═══ STORED DATA
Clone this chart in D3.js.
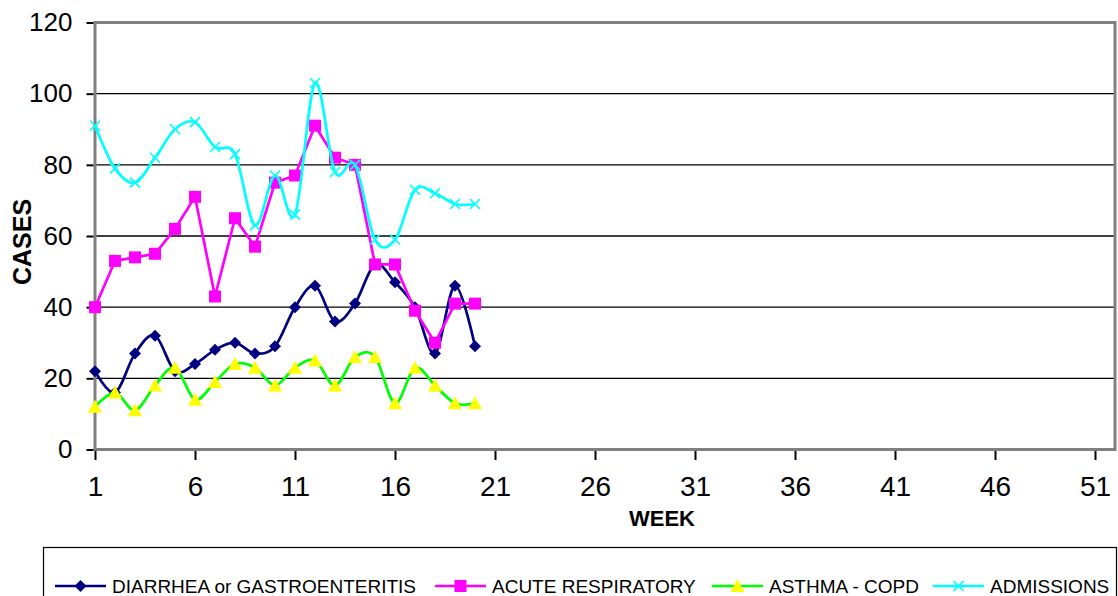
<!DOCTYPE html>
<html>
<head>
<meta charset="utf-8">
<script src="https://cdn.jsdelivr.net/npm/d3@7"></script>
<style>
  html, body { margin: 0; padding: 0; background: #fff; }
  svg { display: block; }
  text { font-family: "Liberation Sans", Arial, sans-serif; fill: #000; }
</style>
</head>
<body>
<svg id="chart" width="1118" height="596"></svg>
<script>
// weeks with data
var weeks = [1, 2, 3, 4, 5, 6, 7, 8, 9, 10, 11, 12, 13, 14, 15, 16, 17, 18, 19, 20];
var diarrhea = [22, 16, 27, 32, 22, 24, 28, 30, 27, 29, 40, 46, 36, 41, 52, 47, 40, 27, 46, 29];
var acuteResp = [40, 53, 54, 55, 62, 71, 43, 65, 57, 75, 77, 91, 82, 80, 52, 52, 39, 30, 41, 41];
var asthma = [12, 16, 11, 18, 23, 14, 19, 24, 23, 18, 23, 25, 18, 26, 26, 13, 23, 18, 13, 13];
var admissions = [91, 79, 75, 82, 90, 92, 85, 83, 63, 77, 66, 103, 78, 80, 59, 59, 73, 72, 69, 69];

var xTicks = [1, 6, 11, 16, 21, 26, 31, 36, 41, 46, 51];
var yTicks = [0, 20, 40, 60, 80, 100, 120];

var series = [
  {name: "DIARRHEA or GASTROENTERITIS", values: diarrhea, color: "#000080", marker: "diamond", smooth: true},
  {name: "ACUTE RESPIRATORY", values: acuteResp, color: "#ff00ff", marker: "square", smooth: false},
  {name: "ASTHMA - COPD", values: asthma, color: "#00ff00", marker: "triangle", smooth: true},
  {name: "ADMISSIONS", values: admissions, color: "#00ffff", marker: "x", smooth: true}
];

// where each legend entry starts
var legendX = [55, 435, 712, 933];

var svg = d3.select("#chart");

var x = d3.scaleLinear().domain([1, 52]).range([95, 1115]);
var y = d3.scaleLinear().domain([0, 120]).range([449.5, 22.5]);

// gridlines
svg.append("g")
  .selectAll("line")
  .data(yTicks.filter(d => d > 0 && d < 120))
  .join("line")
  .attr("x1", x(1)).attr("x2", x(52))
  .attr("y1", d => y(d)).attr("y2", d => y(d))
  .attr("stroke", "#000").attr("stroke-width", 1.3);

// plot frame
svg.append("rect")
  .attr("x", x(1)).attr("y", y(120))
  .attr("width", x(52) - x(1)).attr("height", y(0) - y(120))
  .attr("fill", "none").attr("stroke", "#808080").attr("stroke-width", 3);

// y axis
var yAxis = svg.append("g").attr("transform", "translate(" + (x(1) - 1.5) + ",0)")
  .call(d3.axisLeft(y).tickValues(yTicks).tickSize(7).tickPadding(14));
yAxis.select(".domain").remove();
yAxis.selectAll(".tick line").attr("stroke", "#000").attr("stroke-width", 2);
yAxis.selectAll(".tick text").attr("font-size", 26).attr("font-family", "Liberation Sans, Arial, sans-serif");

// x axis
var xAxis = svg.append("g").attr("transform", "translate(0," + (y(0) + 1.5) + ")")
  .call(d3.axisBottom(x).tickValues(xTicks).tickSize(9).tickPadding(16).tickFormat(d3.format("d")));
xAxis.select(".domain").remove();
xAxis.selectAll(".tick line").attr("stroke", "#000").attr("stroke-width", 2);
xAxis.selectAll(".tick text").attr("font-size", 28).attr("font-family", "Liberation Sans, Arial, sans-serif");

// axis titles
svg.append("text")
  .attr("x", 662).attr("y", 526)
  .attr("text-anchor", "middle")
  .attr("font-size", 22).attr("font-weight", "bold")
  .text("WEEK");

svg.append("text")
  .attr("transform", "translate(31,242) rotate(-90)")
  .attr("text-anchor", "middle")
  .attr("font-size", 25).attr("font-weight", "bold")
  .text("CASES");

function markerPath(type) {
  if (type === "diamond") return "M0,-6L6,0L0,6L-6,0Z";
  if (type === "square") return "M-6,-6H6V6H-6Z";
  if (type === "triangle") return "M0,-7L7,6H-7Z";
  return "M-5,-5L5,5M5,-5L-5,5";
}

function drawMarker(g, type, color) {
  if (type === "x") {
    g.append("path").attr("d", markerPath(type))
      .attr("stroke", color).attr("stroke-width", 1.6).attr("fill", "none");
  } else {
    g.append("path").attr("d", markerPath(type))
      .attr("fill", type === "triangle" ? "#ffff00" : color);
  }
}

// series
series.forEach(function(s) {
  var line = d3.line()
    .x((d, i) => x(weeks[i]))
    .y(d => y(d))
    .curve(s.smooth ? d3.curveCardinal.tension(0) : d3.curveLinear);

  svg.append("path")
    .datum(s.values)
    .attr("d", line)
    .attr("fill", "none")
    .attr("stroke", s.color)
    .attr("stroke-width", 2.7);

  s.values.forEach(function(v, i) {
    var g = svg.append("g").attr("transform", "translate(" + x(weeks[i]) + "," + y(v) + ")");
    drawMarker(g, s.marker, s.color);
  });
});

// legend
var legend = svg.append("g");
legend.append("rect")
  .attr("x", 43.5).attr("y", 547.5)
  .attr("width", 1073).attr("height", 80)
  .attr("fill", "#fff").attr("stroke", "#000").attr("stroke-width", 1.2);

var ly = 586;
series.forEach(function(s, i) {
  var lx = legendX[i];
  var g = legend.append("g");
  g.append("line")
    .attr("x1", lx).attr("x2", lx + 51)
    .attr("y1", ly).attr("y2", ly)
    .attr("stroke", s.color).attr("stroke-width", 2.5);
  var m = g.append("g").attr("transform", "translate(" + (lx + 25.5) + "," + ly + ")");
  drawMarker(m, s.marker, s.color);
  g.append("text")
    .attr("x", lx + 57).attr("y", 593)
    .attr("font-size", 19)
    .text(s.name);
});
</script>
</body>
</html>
══════
- WRITTEN EXERCISE -
Repeat the listing above exactly from its first line to the line containing "var yTicks = [0, 20, 40, 60, 80, 100, 120];", both included, and omit the pictures.

- EXERCISE RESPONSE -
Clone this chart in D3.js.
<!DOCTYPE html>
<html>
<head>
<meta charset="utf-8">
<script src="https://cdn.jsdelivr.net/npm/d3@7"></script>
<style>
  html, body { margin: 0; padding: 0; background: #fff; }
  svg { display: block; }
  text { font-family: "Liberation Sans", Arial, sans-serif; fill: #000; }
</style>
</head>
<body>
<svg id="chart" width="1118" height="596"></svg>
<script>
// weeks with data
var weeks = [1, 2, 3, 4, 5, 6, 7, 8, 9, 10, 11, 12, 13, 14, 15, 16, 17, 18, 19, 20];
var diarrhea = [22, 16, 27, 32, 22, 24, 28, 30, 27, 29, 40, 46, 36, 41, 52, 47, 40, 27, 46, 29];
var acuteResp = [40, 53, 54, 55, 62, 71, 43, 65, 57, 75, 77, 91, 82, 80, 52, 52, 39, 30, 41, 41];
var asthma = [12, 16, 11, 18, 23, 14, 19, 24, 23, 18, 23, 25, 18, 26, 26, 13, 23, 18, 13, 13];
var admissions = [91, 79, 75, 82, 90, 92, 85, 83, 63, 77, 66, 103, 78, 80, 59, 59, 73, 72, 69, 69];

var xTicks = [1, 6, 11, 16, 21, 26, 31, 36, 41, 46, 51];
var yTicks = [0, 20, 40, 60, 80, 100, 120];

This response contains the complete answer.